[ Manila Bulletin Online ] December 1, 2008
By EDU LOPEZ
Socio-economic Planning Secretary Ralph Recto is confident that the reduction of corporate income tax from 35 percent to 30 percent next year would pave the way for more business and job opportunities despite the global financial crisis.
"Lowering corporate income tax will help the private sector retained their employees. That makes us more competitive in the long term for more businesses to invest in the country," said Recto.
Recto, concurrently National Economic and Development Authority Director General, urged the private sector to consider business expansion as a result of reduced corporate income tax. The government is identifying investments and jobs that are at risk and putting in place the necessary contingency measures.
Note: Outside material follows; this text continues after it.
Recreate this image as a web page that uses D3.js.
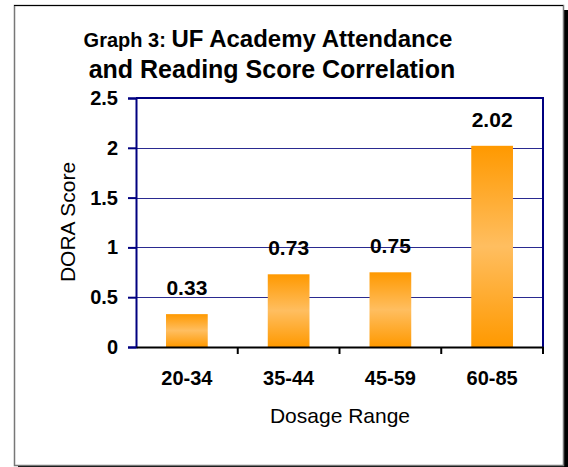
<!DOCTYPE html>
<html>
<head>
<meta charset="utf-8">
<script src="https://cdn.jsdelivr.net/npm/d3@7"></script>
<style>
  body { margin: 0; background: #fff; }
  text { font-family: "Liberation Sans", Arial, sans-serif; }
</style>
</head>
<body>
<div id="chart"></div>
<script>
var categories = ['20-34', '35-44', '45-59', '60-85'];
var scores = [0.33, 0.73, 0.75, 2.02];
var yTicks = [0, 0.5, 1, 1.5, 2, 2.5];

var width = 568, height = 467;
var margin = {top: 98, right: 25, bottom: 120, left: 136};

var svg = d3.select('#chart').append('svg')
    .attr('width', width)
    .attr('height', height);

// frame with shadow
svg.append('rect').attr('x', 18).attr('y', 10).attr('width', 550).attr('height', 457).attr('fill', '#000');
svg.append('rect').attr('x', 14.5).attr('y', 5.5).attr('width', 549).attr('height', 460)
    .attr('fill', '#fff').attr('stroke', '#777').attr('stroke-width', 1.5);
svg.append('line').attr('x1', 14).attr('x2', 563).attr('y1', 5.5).attr('y2', 5.5).attr('stroke', '#000');

var defs = svg.append('defs');
var grad = defs.append('linearGradient').attr('id', 'barGrad')
    .attr('x1', 0).attr('x2', 0).attr('y1', 0).attr('y2', 1);
grad.append('stop').attr('offset', '0%').attr('stop-color', '#ff9900');
grad.append('stop').attr('offset', '50%').attr('stop-color', '#ffbe60');
grad.append('stop').attr('offset', '100%').attr('stop-color', '#ff9900');

var x = d3.scaleBand()
    .domain(categories)
    .range([margin.left, 543])
    .paddingInner(0.59)
    .paddingOuter(0.295);

var y = d3.scaleLinear()
    .domain([0, 2.5])
    .range([347, margin.top]);

// gridlines
svg.append('g').selectAll('line')
    .data(yTicks.filter(function(d) { return d > 0; }))
    .enter().append('line')
    .attr('x1', margin.left).attr('x2', 543)
    .attr('y1', function(d) { return Math.round(y(d)) + 0.5; })
    .attr('y2', function(d) { return Math.round(y(d)) + 0.5; })
    .attr('stroke', '#2a2a90')
    .attr('stroke-width', 1);

// plot border top/right
svg.append('path')
    .attr('d', 'M' + margin.left + ',' + y(2.5) + 'H543V347')
    .attr('fill', 'none').attr('stroke', '#000080').attr('stroke-width', 2);

// bars
svg.append('g').selectAll('rect')
    .data(scores)
    .enter().append('rect')
    .attr('x', function(d, i) { return x(categories[i]); })
    .attr('y', function(d) { return y(d); })
    .attr('width', x.bandwidth())
    .attr('height', function(d) { return y(0) - y(d); })
    .attr('fill', 'url(#barGrad)');

// value labels
svg.append('g').selectAll('text')
    .data(scores)
    .enter().append('text')
    .attr('x', function(d, i) { return x(categories[i]) + x.bandwidth() / 2; })
    .attr('y', function(d) { return y(d) - 19; })
    .attr('text-anchor', 'middle')
    .attr('font-size', 21)
    .attr('font-weight', 'bold')
    .text(function(d) { return d.toFixed(2); });

// y axis
var yAxis = svg.append('g')
    .attr('transform', 'translate(' + margin.left + ',0)')
    .call(d3.axisLeft(y).tickValues(yTicks).tickSize(8).tickPadding(10)
        .tickFormat(function(d) { return d; }));
yAxis.select('.domain').attr('stroke', '#000080').attr('stroke-width', 2);
yAxis.selectAll('.tick line').attr('stroke', '#000080').attr('stroke-width', 2);
yAxis.selectAll('.tick text')
    .attr('font-size', 20).attr('font-weight', 'bold').attr('fill', '#000')
    .attr('font-family', '"Liberation Sans", Arial, sans-serif');

// x axis
var xAxis = svg.append('g')
    .attr('transform', 'translate(0,347)')
    .call(d3.axisBottom(x).tickSize(0).tickPadding(24));
xAxis.select('.domain').attr('stroke', '#000').attr('stroke-width', 2);
xAxis.selectAll('.tick text')
    .attr('font-size', 20).attr('font-weight', 'bold').attr('fill', '#000')
    .attr('font-family', '"Liberation Sans", Arial, sans-serif');

// category separator ticks
var step = x.step();
svg.append('g').selectAll('line')
    .data(categories)
    .enter().append('line')
    .attr('x1', function(d) { return x(d) - x.paddingOuter() * step + step; })
    .attr('x2', function(d) { return x(d) - x.paddingOuter() * step + step; })
    .attr('y1', 347).attr('y2', 354)
    .attr('stroke', '#000').attr('stroke-width', 2);

// axis titles
svg.append('text')
    .attr('transform', 'translate(75,222) rotate(-90)')
    .attr('text-anchor', 'middle')
    .attr('font-size', 21)
    .text('DORA Score');

svg.append('text')
    .attr('x', 340).attr('y', 423)
    .attr('text-anchor', 'middle')
    .attr('font-size', 21)
    .text('Dosage Range');

// title
var title = svg.append('text')
    .attr('x', 268).attr('y', 47)
    .attr('text-anchor', 'middle')
    .attr('font-weight', 'bold');
title.append('tspan').attr('font-size', 20).text('Graph 3: ');
title.append('tspan').attr('font-size', 24).text('UF Academy Attendance');

svg.append('text')
    .attr('x', 272).attr('y', 78)
    .attr('text-anchor', 'middle')
    .attr('font-weight', 'bold')
    .attr('font-size', 25)
    .text('and Reading Score Correlation');
</script>
</body>
</html>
NEDA’s National Planning Policy Staff director Dennis Arroyo identified lower corporate income tax among the mitigating factors against the damage of the global economic slump in 2009.
Income tax exemption of minimum wage earners, declining oil prices, the 20 percent increase in infrastructure spending, robust overseas Filipino workers money inflows and weaker peso that boosts consumption spending could also propel economic growth next year.
NEDA expects the country’s gross domestic product (GDP) would grow between 3.7 to 4.7 percent in 2009 from this year’s projected 4.6 percent growth due to the slowdown in the services sector.
The industry sector in the third quarter of 2008 outperformed the services for the first time since the fourth quarter of 1997 on the back of the robust growth of public construction and sustained demand for real estate by the OFWs and business process outsourcing (BPO) sectors that both helped push total construction.
Arroyo said the global financial crisis, the export crunch and the apparently higher interest rates are affecting the fourth-quarter economic growth.
The Development Budget Coordination Committee’s target for export growth has been revised to one to three percent in 2009 from a high of seven percent.
"It’s a big slowdown due to the global recession in the United States, European countries and even China which contributed to the slower growth rate for exports next year," Arroyo said. BPO and tourism would be the main drivers of the service export sector’s growth in 2009.